* _Task directions_:
Check each line of the material. Copy those containing "chart".

* _Given information_:

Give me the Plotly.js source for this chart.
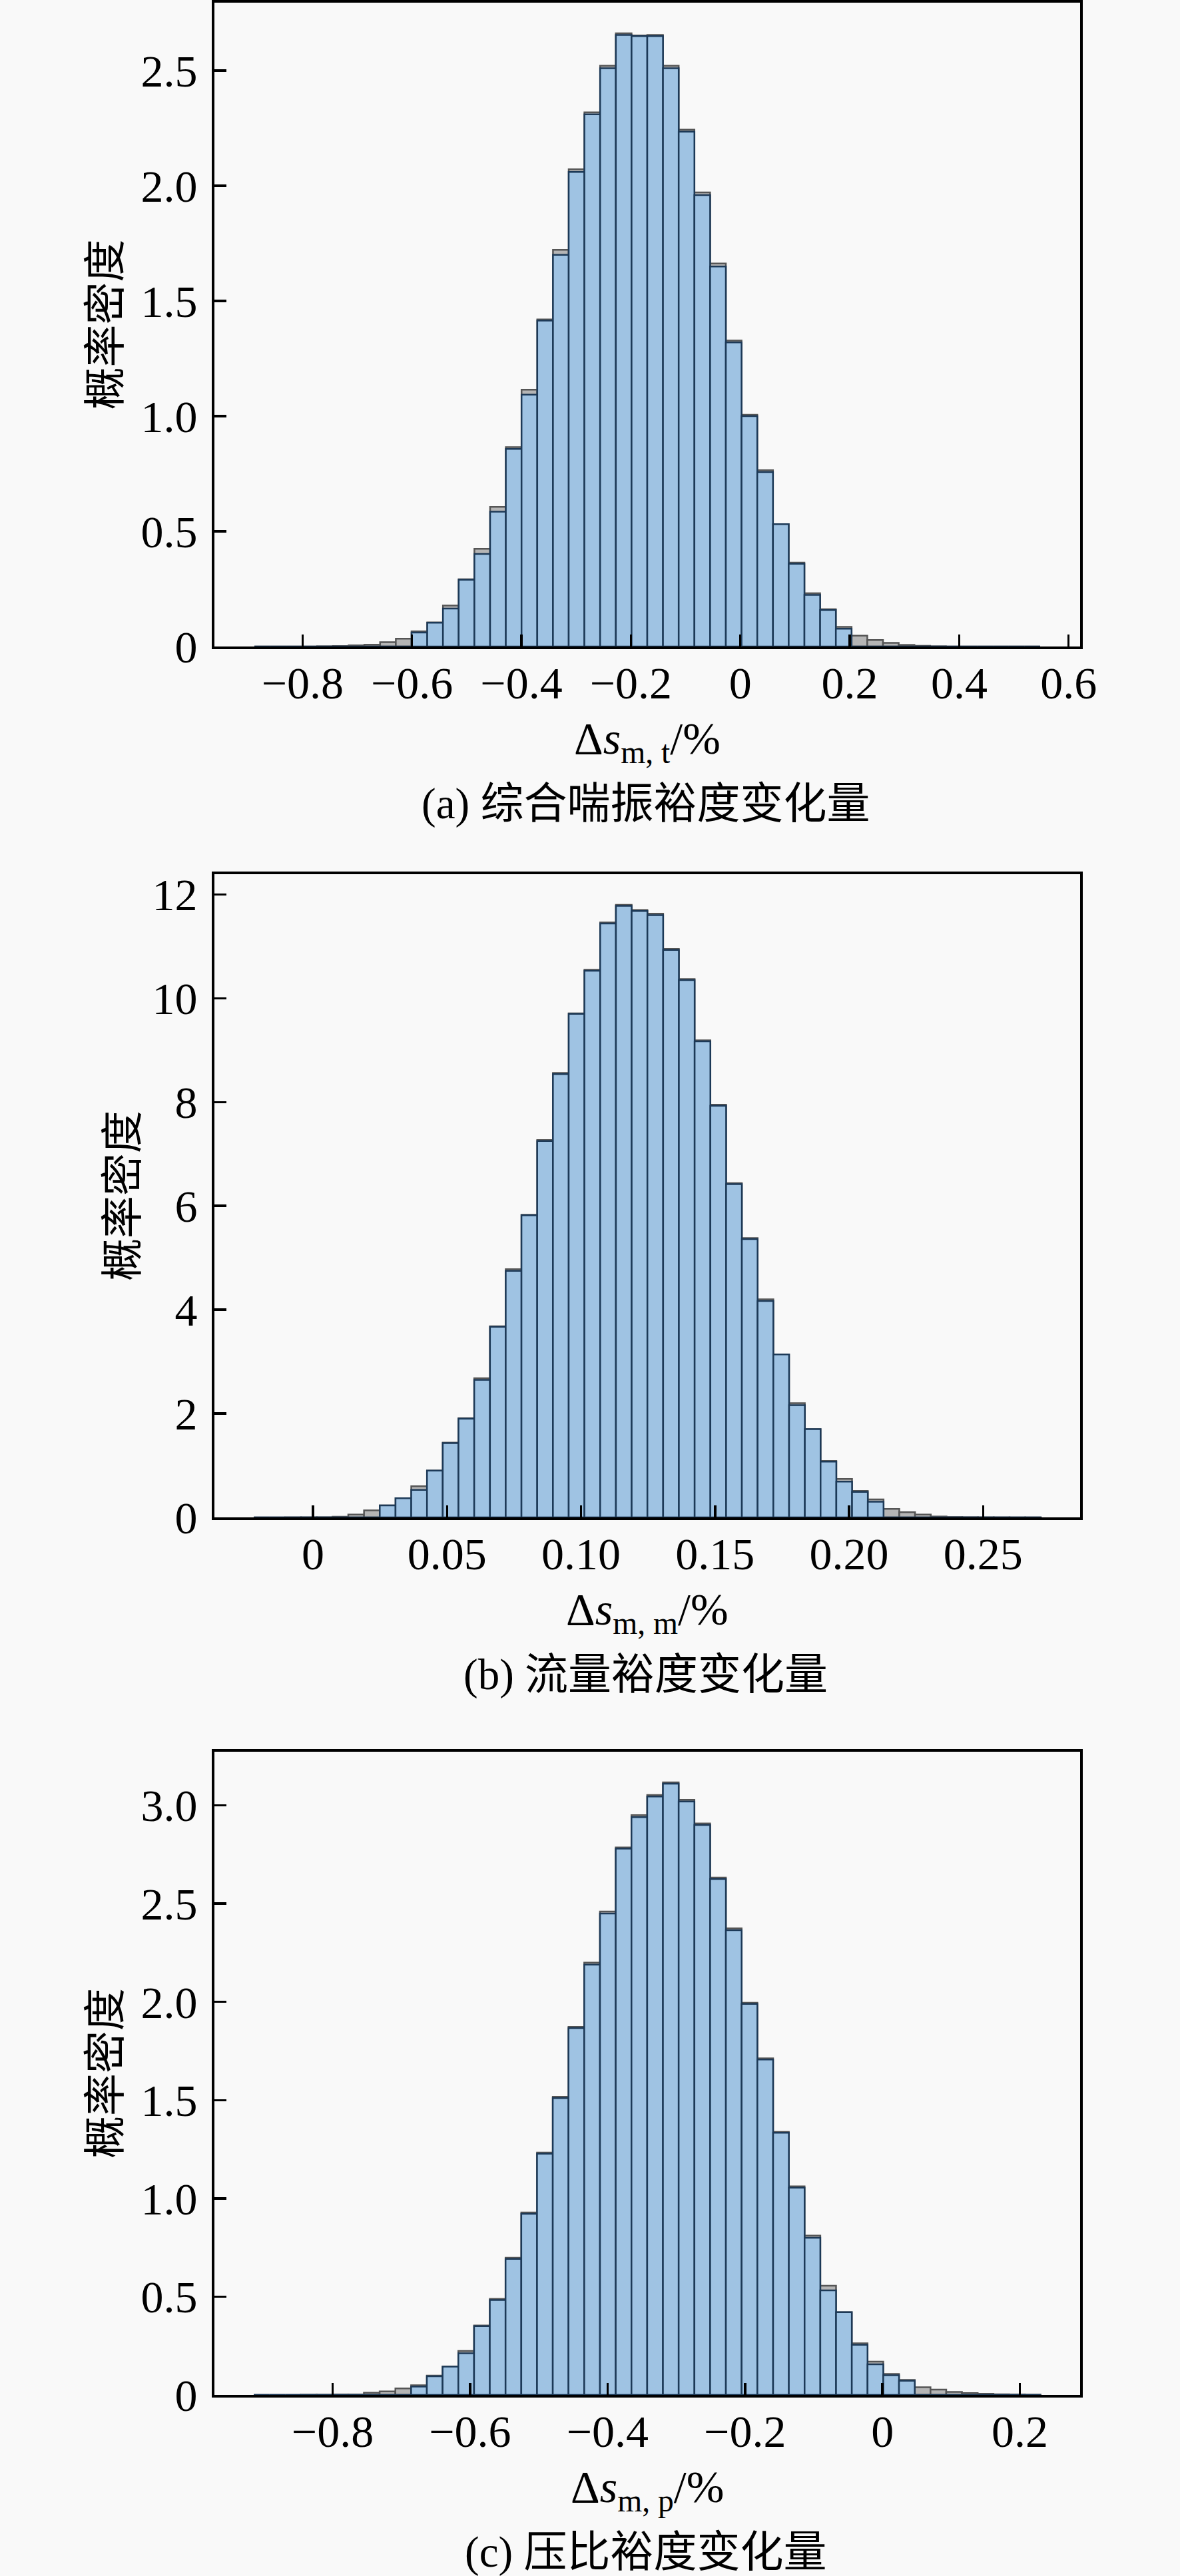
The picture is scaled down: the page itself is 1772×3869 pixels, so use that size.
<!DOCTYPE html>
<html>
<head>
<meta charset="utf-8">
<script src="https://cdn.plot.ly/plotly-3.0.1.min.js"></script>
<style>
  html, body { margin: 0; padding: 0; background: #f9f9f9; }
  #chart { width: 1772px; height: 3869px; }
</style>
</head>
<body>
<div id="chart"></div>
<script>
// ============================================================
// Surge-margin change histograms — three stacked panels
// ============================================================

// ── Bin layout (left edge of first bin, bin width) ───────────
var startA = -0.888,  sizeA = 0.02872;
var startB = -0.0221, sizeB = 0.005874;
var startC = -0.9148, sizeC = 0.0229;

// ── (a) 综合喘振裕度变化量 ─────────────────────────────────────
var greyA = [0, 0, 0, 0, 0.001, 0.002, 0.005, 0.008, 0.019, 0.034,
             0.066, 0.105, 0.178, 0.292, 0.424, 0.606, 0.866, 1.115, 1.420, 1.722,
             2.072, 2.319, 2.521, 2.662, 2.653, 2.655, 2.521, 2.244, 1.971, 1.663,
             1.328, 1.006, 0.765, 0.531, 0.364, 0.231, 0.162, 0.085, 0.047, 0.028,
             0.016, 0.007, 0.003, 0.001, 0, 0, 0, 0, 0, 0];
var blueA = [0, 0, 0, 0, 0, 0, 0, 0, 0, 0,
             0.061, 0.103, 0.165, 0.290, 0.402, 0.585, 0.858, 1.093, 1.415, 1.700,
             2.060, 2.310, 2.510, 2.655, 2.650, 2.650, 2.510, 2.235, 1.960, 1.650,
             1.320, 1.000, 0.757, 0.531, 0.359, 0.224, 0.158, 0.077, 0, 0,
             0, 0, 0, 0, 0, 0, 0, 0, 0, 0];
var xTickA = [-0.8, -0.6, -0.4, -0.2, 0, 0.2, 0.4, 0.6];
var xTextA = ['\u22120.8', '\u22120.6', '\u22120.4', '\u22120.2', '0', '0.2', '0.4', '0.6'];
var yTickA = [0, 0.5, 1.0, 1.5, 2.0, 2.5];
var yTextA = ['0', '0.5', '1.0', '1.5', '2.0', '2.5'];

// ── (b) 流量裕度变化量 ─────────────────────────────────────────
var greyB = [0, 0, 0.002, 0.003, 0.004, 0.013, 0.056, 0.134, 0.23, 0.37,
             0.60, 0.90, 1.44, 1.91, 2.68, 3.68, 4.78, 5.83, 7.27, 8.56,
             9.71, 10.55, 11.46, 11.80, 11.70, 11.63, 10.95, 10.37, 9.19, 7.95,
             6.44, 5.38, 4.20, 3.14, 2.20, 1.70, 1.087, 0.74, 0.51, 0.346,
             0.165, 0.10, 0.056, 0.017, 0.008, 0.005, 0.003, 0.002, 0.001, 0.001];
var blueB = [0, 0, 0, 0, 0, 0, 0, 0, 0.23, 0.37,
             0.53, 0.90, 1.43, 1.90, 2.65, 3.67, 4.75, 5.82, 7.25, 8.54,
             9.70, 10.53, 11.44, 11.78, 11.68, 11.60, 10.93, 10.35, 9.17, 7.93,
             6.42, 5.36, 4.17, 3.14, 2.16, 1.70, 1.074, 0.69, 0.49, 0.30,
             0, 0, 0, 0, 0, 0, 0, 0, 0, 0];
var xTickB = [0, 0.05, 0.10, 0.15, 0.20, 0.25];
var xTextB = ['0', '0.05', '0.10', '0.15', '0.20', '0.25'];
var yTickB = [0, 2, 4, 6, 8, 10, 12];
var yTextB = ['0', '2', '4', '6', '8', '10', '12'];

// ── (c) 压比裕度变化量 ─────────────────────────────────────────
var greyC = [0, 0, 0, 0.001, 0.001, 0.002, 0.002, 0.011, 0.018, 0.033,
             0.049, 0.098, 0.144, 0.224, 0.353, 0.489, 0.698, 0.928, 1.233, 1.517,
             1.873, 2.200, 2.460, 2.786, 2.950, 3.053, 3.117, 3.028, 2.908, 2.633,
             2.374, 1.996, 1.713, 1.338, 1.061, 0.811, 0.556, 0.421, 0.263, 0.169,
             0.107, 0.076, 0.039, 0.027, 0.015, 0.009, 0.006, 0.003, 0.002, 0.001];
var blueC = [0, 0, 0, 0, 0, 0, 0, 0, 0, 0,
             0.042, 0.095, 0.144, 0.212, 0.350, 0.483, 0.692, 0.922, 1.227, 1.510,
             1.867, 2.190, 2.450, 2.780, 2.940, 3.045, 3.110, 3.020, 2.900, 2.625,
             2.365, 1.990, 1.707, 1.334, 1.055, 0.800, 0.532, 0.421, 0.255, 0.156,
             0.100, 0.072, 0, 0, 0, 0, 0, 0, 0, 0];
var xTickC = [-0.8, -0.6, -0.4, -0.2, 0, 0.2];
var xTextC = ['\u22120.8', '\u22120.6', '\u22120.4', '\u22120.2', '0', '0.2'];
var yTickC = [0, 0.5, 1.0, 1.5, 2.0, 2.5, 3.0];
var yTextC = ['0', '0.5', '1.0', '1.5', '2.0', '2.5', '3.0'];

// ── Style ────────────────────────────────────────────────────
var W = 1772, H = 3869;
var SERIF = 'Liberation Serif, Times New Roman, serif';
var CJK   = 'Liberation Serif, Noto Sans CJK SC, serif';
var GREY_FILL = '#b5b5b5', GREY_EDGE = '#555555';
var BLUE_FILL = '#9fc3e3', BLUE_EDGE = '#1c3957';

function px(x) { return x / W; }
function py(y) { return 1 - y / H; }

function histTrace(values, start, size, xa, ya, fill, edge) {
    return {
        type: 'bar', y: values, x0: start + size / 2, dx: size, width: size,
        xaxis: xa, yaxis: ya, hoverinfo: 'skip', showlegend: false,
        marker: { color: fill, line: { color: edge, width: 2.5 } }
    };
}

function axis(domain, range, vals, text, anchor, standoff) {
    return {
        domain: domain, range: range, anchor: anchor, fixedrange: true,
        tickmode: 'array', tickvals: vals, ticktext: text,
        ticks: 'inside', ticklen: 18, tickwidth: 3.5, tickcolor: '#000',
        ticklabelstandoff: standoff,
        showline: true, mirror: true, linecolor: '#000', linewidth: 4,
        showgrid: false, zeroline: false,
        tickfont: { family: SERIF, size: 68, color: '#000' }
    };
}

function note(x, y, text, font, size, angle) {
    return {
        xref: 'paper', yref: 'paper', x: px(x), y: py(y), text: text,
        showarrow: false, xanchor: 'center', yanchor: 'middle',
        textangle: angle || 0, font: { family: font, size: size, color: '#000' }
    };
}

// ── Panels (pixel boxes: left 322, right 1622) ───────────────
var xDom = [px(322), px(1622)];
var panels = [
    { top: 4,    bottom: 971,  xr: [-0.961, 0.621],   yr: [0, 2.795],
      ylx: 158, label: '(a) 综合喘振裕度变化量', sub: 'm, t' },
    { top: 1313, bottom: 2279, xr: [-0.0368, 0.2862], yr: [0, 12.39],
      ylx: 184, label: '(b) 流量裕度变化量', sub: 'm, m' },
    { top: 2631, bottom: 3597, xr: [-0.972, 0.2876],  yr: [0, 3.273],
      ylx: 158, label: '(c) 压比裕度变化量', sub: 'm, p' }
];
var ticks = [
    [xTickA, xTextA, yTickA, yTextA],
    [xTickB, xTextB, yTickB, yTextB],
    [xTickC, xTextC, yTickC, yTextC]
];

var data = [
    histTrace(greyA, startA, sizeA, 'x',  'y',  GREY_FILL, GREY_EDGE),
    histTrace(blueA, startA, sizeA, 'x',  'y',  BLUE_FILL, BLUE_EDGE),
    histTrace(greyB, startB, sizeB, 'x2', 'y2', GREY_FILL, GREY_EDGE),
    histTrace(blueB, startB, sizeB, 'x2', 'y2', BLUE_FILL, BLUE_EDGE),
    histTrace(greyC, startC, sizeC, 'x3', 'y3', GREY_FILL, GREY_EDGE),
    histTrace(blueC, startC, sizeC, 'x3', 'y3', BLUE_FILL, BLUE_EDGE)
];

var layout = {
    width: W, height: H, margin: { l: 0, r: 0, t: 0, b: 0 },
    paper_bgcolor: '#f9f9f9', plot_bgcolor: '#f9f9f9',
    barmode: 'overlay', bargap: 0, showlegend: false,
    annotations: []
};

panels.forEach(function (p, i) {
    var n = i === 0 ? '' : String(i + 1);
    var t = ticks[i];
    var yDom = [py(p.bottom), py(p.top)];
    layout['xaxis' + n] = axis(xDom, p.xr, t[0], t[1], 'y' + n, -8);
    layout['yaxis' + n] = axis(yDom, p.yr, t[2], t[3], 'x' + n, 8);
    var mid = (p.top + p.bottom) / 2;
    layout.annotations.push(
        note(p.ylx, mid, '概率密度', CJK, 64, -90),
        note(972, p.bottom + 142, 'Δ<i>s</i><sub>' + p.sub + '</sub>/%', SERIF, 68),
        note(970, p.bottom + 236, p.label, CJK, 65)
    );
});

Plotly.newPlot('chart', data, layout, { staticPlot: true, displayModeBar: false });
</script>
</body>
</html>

* _Correct result_:
Give me the Plotly.js source for this chart.
  #chart { width: 1772px; height: 3869px; }
<div id="chart"></div>
Plotly.newPlot('chart', data, layout, { staticPlot: true, displayModeBar: false });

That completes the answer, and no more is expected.